Start of STORED RECORDS

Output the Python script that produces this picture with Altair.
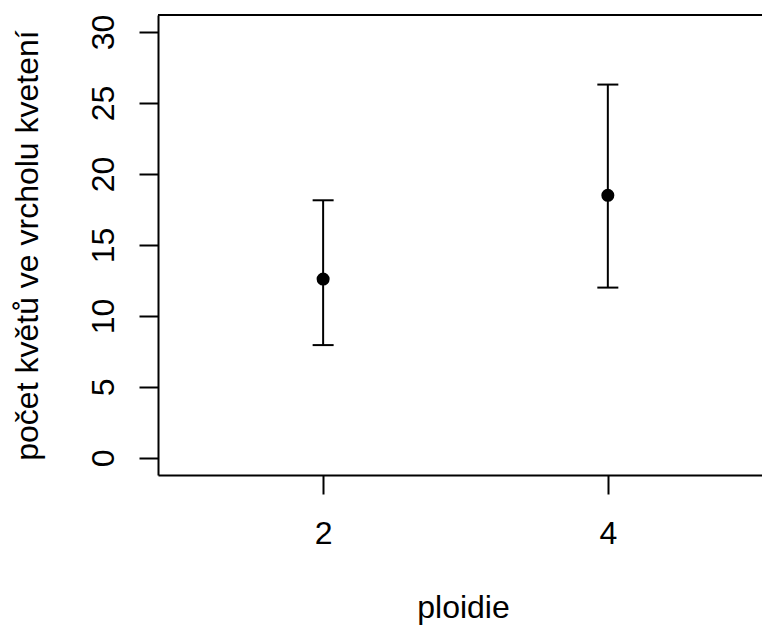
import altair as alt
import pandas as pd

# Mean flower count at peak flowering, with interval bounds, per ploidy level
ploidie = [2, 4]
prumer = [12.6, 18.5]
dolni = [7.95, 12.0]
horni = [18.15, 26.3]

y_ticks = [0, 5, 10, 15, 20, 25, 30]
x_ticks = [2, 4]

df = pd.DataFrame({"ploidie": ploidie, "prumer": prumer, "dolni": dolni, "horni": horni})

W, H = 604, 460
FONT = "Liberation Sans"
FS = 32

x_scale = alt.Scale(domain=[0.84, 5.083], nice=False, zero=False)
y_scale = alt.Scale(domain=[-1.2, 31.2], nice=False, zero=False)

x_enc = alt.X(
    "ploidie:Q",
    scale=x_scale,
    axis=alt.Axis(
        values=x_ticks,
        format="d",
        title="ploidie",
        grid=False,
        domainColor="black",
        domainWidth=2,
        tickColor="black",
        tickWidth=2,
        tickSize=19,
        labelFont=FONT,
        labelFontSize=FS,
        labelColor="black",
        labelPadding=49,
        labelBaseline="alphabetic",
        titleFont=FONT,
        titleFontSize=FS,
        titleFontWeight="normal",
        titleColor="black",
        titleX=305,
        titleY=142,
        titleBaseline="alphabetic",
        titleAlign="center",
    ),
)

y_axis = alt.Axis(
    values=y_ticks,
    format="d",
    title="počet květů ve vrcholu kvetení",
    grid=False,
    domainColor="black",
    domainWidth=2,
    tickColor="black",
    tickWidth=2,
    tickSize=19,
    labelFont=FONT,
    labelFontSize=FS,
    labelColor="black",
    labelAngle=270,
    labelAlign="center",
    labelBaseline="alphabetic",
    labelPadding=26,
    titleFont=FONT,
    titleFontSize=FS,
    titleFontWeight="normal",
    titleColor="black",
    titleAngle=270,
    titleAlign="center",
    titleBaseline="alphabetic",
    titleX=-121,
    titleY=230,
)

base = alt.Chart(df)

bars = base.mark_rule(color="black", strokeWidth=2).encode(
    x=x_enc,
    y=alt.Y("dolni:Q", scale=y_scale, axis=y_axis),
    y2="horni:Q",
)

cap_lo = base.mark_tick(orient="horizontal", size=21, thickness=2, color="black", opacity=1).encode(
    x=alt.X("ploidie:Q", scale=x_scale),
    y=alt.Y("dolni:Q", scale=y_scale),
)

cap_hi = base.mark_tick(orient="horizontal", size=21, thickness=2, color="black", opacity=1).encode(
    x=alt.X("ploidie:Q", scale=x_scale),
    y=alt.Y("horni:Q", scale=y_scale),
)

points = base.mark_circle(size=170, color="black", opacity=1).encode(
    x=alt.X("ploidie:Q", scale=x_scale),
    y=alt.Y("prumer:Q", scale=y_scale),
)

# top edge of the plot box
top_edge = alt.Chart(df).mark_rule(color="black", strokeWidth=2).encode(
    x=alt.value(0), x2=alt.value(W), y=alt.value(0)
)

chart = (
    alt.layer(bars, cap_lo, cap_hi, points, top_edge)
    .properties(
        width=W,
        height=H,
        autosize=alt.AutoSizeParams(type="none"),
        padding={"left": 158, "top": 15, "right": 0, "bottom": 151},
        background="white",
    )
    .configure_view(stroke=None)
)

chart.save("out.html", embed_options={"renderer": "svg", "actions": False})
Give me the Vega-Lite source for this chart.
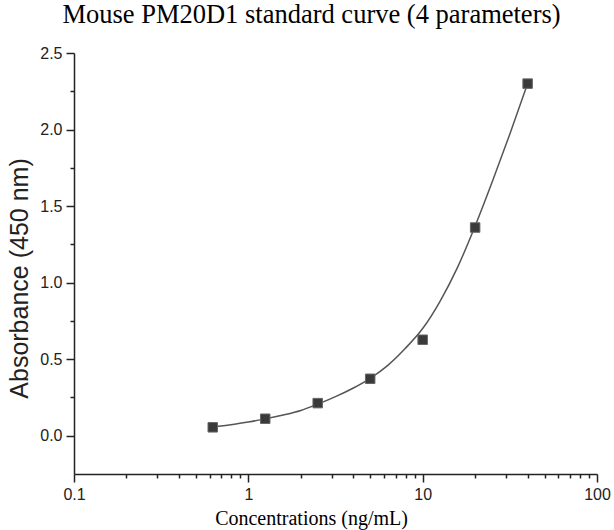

End of STORED RECORDS

== BRIEF ==
Repeat the material above verbatim, with no pictures in the output.

== TASK SOLUTION ==
Output the Python script that produces this picture with Altair.
import altair as alt
import pandas as pd

# Mean flower count at peak flowering, with interval bounds, per ploidy level
ploidie = [2, 4]
prumer = [12.6, 18.5]
dolni = [7.95, 12.0]
horni = [18.15, 26.3]

y_ticks = [0, 5, 10, 15, 20, 25, 30]
x_ticks = [2, 4]

df = pd.DataFrame({"ploidie": ploidie, "prumer": prumer, "dolni": dolni, "horni": horni})

W, H = 604, 460
FONT = "Liberation Sans"
FS = 32

x_scale = alt.Scale(domain=[0.84, 5.083], nice=False, zero=False)
y_scale = alt.Scale(domain=[-1.2, 31.2], nice=False, zero=False)

x_enc = alt.X(
    "ploidie:Q",
    scale=x_scale,
    axis=alt.Axis(
        values=x_ticks,
        format="d",
        title="ploidie",
        grid=False,
        domainColor="black",
        domainWidth=2,
        tickColor="black",
        tickWidth=2,
        tickSize=19,
        labelFont=FONT,
        labelFontSize=FS,
        labelColor="black",
        labelPadding=49,
        labelBaseline="alphabetic",
        titleFont=FONT,
        titleFontSize=FS,
        titleFontWeight="normal",
        titleColor="black",
        titleX=305,
        titleY=142,
        titleBaseline="alphabetic",
        titleAlign="center",
    ),
)

y_axis = alt.Axis(
    values=y_ticks,
    format="d",
    title="počet květů ve vrcholu kvetení",
    grid=False,
    domainColor="black",
    domainWidth=2,
    tickColor="black",
    tickWidth=2,
    tickSize=19,
    labelFont=FONT,
    labelFontSize=FS,
    labelColor="black",
    labelAngle=270,
    labelAlign="center",
    labelBaseline="alphabetic",
    labelPadding=26,
    titleFont=FONT,
    titleFontSize=FS,
    titleFontWeight="normal",
    titleColor="black",
    titleAngle=270,
    titleAlign="center",
    titleBaseline="alphabetic",
    titleX=-121,
    titleY=230,
)

base = alt.Chart(df)

bars = base.mark_rule(color="black", strokeWidth=2).encode(
    x=x_enc,
    y=alt.Y("dolni:Q", scale=y_scale, axis=y_axis),
    y2="horni:Q",
)

cap_lo = base.mark_tick(orient="horizontal", size=21, thickness=2, color="black", opacity=1).encode(
    x=alt.X("ploidie:Q", scale=x_scale),
    y=alt.Y("dolni:Q", scale=y_scale),
)

cap_hi = base.mark_tick(orient="horizontal", size=21, thickness=2, color="black", opacity=1).encode(
    x=alt.X("ploidie:Q", scale=x_scale),
    y=alt.Y("horni:Q", scale=y_scale),
)

points = base.mark_circle(size=170, color="black", opacity=1).encode(
    x=alt.X("ploidie:Q", scale=x_scale),
    y=alt.Y("prumer:Q", scale=y_scale),
)

# top edge of the plot box
top_edge = alt.Chart(df).mark_rule(color="black", strokeWidth=2).encode(
    x=alt.value(0), x2=alt.value(W), y=alt.value(0)
)

chart = (
    alt.layer(bars, cap_lo, cap_hi, points, top_edge)
    .properties(
        width=W,
        height=H,
        autosize=alt.AutoSizeParams(type="none"),
        padding={"left": 158, "top": 15, "right": 0, "bottom": 151},
        background="white",
    )
    .configure_view(stroke=None)
)

chart.save("out.html", embed_options={"renderer": "svg", "actions": False})
Give me the Vega-Lite source for this chart.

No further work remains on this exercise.